## What the exercise asks
Go through the entries below and copy each line containing the word "matplotlib".

Rows from a dataset of charts and code:
----------
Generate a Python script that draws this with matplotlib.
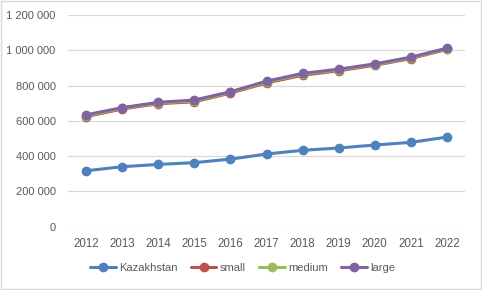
import matplotlib
matplotlib.use("Agg")
import matplotlib.pyplot as plt
from matplotlib.ticker import FuncFormatter
from matplotlib.patches import Rectangle

plt.rcParams['font.family'] = ['Liberation Sans', 'DejaVu Sans']

# 数据
years = [2012, 2013, 2014, 2015, 2016, 2017, 2018, 2019, 2020, 2021, 2022]
kazakhstan = [317000, 340000, 353000, 363000, 383000, 412000, 433000, 446000, 463000, 478000, 508000]
small = [624000, 667000, 697000, 708000, 757000, 815000, 858000, 884000, 915000, 953000, 1005000]
medium = [629000, 671000, 701000, 713000, 761000, 820000, 864000, 889000, 919000, 957000, 1008000]
large = [634000, 675000, 705000, 718000, 765000, 825000, 869000, 893000, 923000, 961000, 1012000]
yticks = [0, 200000, 400000, 600000, 800000, 1000000, 1200000]

series = [
    ('Kazakhstan', kazakhstan, '#4F81BD'),
    ('small', small, '#C0504D'),
    ('medium', medium, '#9BBB59'),
    ('large', large, '#8064A2'),
]

fig = plt.figure(figsize=(4.82, 2.90), dpi=100)
ax = fig.add_axes([68 / 482, 1 - 226.7 / 290, (465 - 68) / 482, (226.7 - 15) / 290])

for name, vals, col in series:
    ax.plot(years, vals, color=col, lw=2.2, marker='o', ms=6, label=name,
            solid_capstyle='round', zorder=3)

ax.set_xlim(2011.5, 2022.5)
ax.set_ylim(0, 1200000)
ax.set_xticks(years)
ax.set_yticks(yticks)
ax.yaxis.set_major_formatter(FuncFormatter(lambda v, p: f"{int(v):,}".replace(",", " ")))
ax.grid(axis='y', color='#d9d9d9', lw=0.9, zorder=0)
for s in ax.spines.values():
    s.set_visible(False)
ax.tick_params(length=0, labelsize=8, colors='#595959')
ax.tick_params(axis='x', pad=8, labelsize=8.3)
ax.tick_params(axis='y', pad=9)

fig.legend(loc='center', bbox_to_anchor=(0.503, 1 - 268 / 290), ncol=4, frameon=False,
           fontsize=8, handlelength=2.3, handletextpad=0.3, columnspacing=1.2,
           labelcolor='#595959')

# 外边框
fig.patches.append(Rectangle((0.002, 0.003), 0.995, 0.993, transform=fig.transFigure,
                             fill=False, edgecolor='#d9d9d9', lw=1))

fig.savefig("out.png", dpi=100)
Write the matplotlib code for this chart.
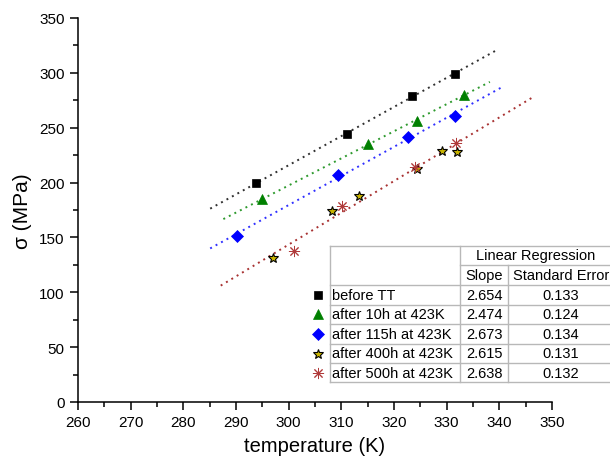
import numpy as np
import matplotlib
matplotlib.use("Agg")
import matplotlib.pyplot as plt
from matplotlib.lines import Line2D
from matplotlib.ticker import MultipleLocator

plt.rcParams['font.family'] = ['Liberation Sans', 'DejaVu Sans']

# ---- data ----
labels = ["before TT", "after 10h at 423K", "after 115h at 423K",
          "after 400h at 423K", "after 500h at 423K"]
t_before = [293.8, 311.0, 323.5, 331.5]
s_before = [199.6, 244.3, 278.9, 299.3]
t_10h = [295.0, 315.1, 324.3, 333.2]
s_10h = [185.0, 235.2, 256.4, 279.9]
t_115h = [290.1, 309.4, 322.7, 331.6]
s_115h = [151.6, 206.9, 241.3, 261.0]
t_400h = [297.1, 308.2, 313.4, 324.4, 329.1, 331.9]
s_400h = [131.3, 174.4, 188.1, 212.4, 229.1, 228.2]
t_500h = [301.0, 310.2, 324.0, 331.7]
s_500h = [137.4, 178.9, 214.5, 235.8]
slopes = ["2.654", "2.474", "2.673", "2.615", "2.638"]
std_err = ["0.133", "0.124", "0.134", "0.131", "0.132"]
# fit line x-ranges (K)
fit_ranges = [(285.1, 339.5), (287.6, 338.2), (285.1, 340.6), (287.1, 346.2)]

W, H = 610, 464
fig = plt.figure(figsize=(W / 100, H / 100), dpi=100)
ax = fig.add_axes([78 / W, 1 - 403 / H, (552 - 78) / W, (403 - 19) / H])

styles = [
    dict(marker='s', color='black', mfc='black', mec='black', ms=5.5, mew=0.5),
    dict(marker='^', color='#008000', mfc='#008000', mec='#008000', ms=7, mew=0.5),
    dict(marker='D', color='#0000ff', mfc='#0000ff', mec='#0000ff', ms=6, mew=0.5),
    dict(marker='*', color='black', mfc='#c8b400', mec='black', ms=7.5, mew=0.8),
    dict(marker=(8, 2, 0), color='#b03a3a', mfc='#b03a3a', mec='#b03a3a', ms=8, mew=0.7),
]
series = [(t_before, s_before), (t_10h, s_10h), (t_115h, s_115h),
          (t_400h, s_400h), (t_500h, s_500h)]
for (t, s), st in zip(series, styles):
    ax.plot(t, s, linestyle='none', zorder=3, **st)

# regression lines
fit_sets = [(t_before, s_before), (t_10h, s_10h), (t_115h, s_115h),
            (t_400h + t_500h, s_400h + s_500h)]
line_colors = ['#303030', '#2e9a2e', '#3030ff', '#a83232']
for (t, s), (x0, x1), c in zip(fit_sets, fit_ranges, line_colors):
    p = np.polyfit(t, s, 1)
    xx = np.array([x0, x1])
    ax.plot(xx, np.polyval(p, xx), color=c, lw=1.4, linestyle=(0, (1, 2.2)), zorder=2)

ax.set_xlim(260, 350)
ax.set_ylim(0, 350)
ax.xaxis.set_major_locator(MultipleLocator(10))
ax.xaxis.set_minor_locator(MultipleLocator(5))
ax.yaxis.set_major_locator(MultipleLocator(50))
ax.yaxis.set_minor_locator(MultipleLocator(25))
for sp in ['top', 'right']:
    ax.spines[sp].set_visible(False)
for sp in ['left', 'bottom']:
    ax.spines[sp].set_linewidth(1.1)
ax.tick_params(which='major', direction='out', length=5.5, width=1.1, labelsize=11, pad=4)
ax.tick_params(which='minor', direction='out', length=3.5, width=1.1)
ax.set_xlabel('temperature (K)', fontsize=14.5, labelpad=5)
ax.set_ylabel('σ (MPa)', fontsize=15, labelpad=5)

# ---- table drawn in figure pixel coordinates ----
def fx(x):
    return x / W

def fy(y):
    return 1 - y / H

gc = '#b8b8b8'
def hline(y, x0, x1):
    fig.add_artist(Line2D([fx(x0), fx(x1)], [fy(y), fy(y)], color=gc, lw=1.0))

def vline(x, y0, y1):
    fig.add_artist(Line2D([fx(x), fx(x)], [fy(y0), fy(y1)], color=gc, lw=1.0))

rows = [285.7, 305.7, 325.0, 345.0, 364.0, 383.3]
top, mid = 246.7, 266.0
xl, xs, xe, xr = 330, 460, 508.3, 612
hline(top, xl, xr)
hline(mid, xs, xr)
for y in rows:
    hline(y, xl, xr)
vline(xl, top, rows[-1])
vline(xs, top, rows[-1])
vline(xe, mid, rows[-1])

fs = 10.5
fig.text(fx((xs + 612) / 2), fy((top + mid) / 2), 'Linear Regression', ha='center', va='center', fontsize=fs)
fig.text(fx((xs + xe) / 2), fy((mid + rows[0]) / 2), 'Slope', ha='center', va='center', fontsize=fs)
fig.text(fx(561), fy((mid + rows[0]) / 2), 'Standard Error', ha='center', va='center', fontsize=fs)
for i in range(5):
    yc = (rows[i] + rows[i + 1]) / 2
    fig.text(fx(xl + 2), fy(yc), labels[i], ha='left', va='center', fontsize=fs)
    fig.text(fx((xs + xe) / 2), fy(yc), slopes[i], ha='center', va='center', fontsize=fs)
    fig.text(fx(561), fy(yc), std_err[i], ha='center', va='center', fontsize=fs)
    st = dict(styles[i])
    fig.add_artist(Line2D([fx(318)], [fy(yc)], linestyle='none', **st))

fig.savefig('out.png', dpi=100)
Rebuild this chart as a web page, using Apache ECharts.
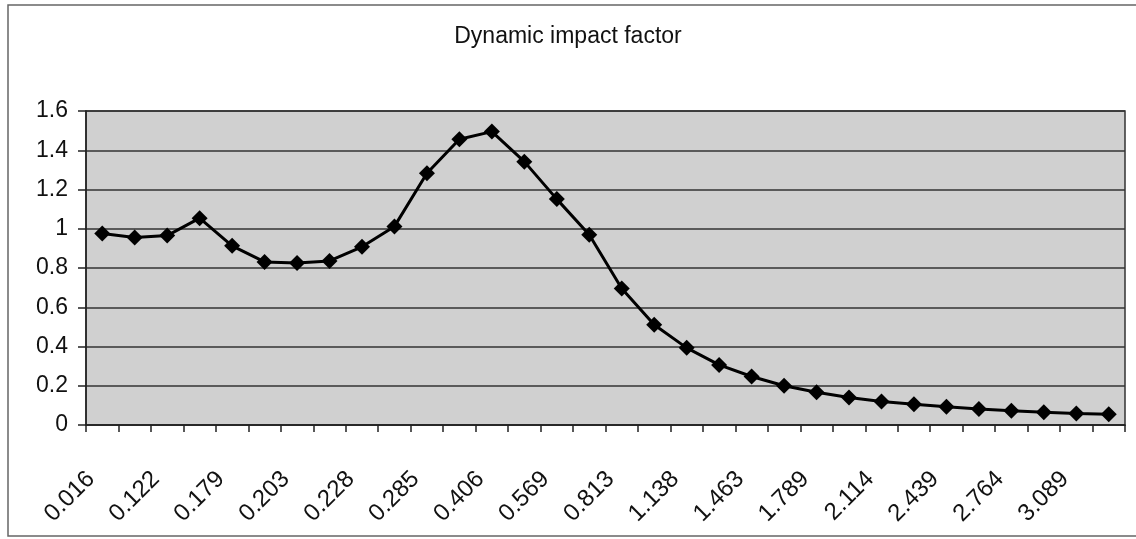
<!DOCTYPE html>
<html>
<head>
<meta charset="utf-8">
<title>Dynamic impact factor</title>
<script src="https://cdn.jsdelivr.net/npm/echarts@6/dist/echarts.min.js"></script>
<style>
    html, body { margin: 0; padding: 0; background: #fff; }
    #main { width: 1136px; height: 539px; }
</style>
</head>
<body>
<div id="main"></div>
<script type="text/javascript">
    // x values (only every other one is printed on the axis)
    var categories = [
        '0.016', '0.069', '0.122', '0.150', '0.179', '0.191', '0.203', '0.215',
        '0.228', '0.256', '0.285', '0.345', '0.406', '0.488', '0.569', '0.691',
        '0.813', '0.976', '1.138', '1.301', '1.463', '1.626', '1.789', '1.951',
        '2.114', '2.276', '2.439', '2.601', '2.764', '2.926', '3.089', '3.251'
    ];
    // dynamic impact factor
    var impactFactor = [
        0.976, 0.955, 0.965, 1.054, 0.913, 0.831, 0.826, 0.836,
        0.908, 1.012, 1.283, 1.456, 1.495, 1.342, 1.151, 0.969,
        0.696, 0.511, 0.393, 0.306, 0.247, 0.200, 0.167, 0.140,
        0.120, 0.106, 0.093, 0.082, 0.072, 0.065, 0.059, 0.055
    ];
    var yTicks = [0, 0.2, 0.4, 0.6, 0.8, 1, 1.2, 1.4, 1.6];

    var FONT = 'Liberation Sans, Arial, Helvetica, sans-serif';
    var myChart = echarts.init(document.getElementById('main'));

    var option = {
        backgroundColor: '#fff',
        animation: false,
        title: {
            text: 'Dynamic impact factor',
            left: 'center',
            top: 20,
            textStyle: { fontFamily: FONT, fontSize: 23, fontWeight: 'normal', color: '#111' }
        },
        graphic: [{
            type: 'rect',
            shape: { x: 8, y: 5, width: 1140, height: 531 },
            style: { fill: 'none', stroke: '#666', lineWidth: 1.5 },
            silent: true
        }],
        grid: {
            left: 86,
            right: 11,
            top: 111,
            bottom: 114,
            show: true,
            backgroundColor: '#d0d0d0',
            borderColor: '#333',
            borderWidth: 1.5
        },
        xAxis: {
            type: 'category',
            boundaryGap: true,
            data: categories,
            axisLine: { lineStyle: { color: '#222', width: 1.5 } },
            axisTick: { show: true, interval: 0, length: 7, lineStyle: { color: '#222', width: 1.5 } },
            axisLabel: {
                interval: 1,
                rotate: 45,
                margin: 39,
                padding: [0, 16, 30, 0],
                fontFamily: FONT,
                fontSize: 24,
                color: '#111'
            },
            splitLine: { show: false }
        },
        yAxis: {
            type: 'value',
            min: yTicks[0],
            max: yTicks[yTicks.length - 1],
            interval: 0.2,
            axisLine: { show: true, lineStyle: { color: '#222', width: 1.5 } },
            axisTick: { show: true, length: 8, lineStyle: { color: '#222', width: 1.5 } },
            axisLabel: {
                margin: 18,
                fontFamily: FONT,
                fontSize: 23,
                color: '#111'
            },
            splitLine: { show: true, lineStyle: { color: '#333', width: 1.5 } }
        },
        series: [{
            name: 'Dynamic impact factor',
            type: 'line',
            data: impactFactor,
            symbol: 'diamond',
            symbolSize: 16,
            showAllSymbol: true,
            lineStyle: { color: '#000', width: 3 },
            itemStyle: { color: '#000' }
        }]
    };
    myChart.setOption(option);
</script>
</body>
</html>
----------
## Result for this task
Generate a Python script that draws this with matplotlib.
import matplotlib
matplotlib.use("Agg")
import matplotlib.pyplot as plt
from matplotlib.ticker import FuncFormatter
from matplotlib.patches import Rectangle
Write the matplotlib code for this chart.
import matplotlib
matplotlib.use("Agg")
import matplotlib.pyplot as plt
from matplotlib.lines import Line2D
from matplotlib.ticker import MultipleLocator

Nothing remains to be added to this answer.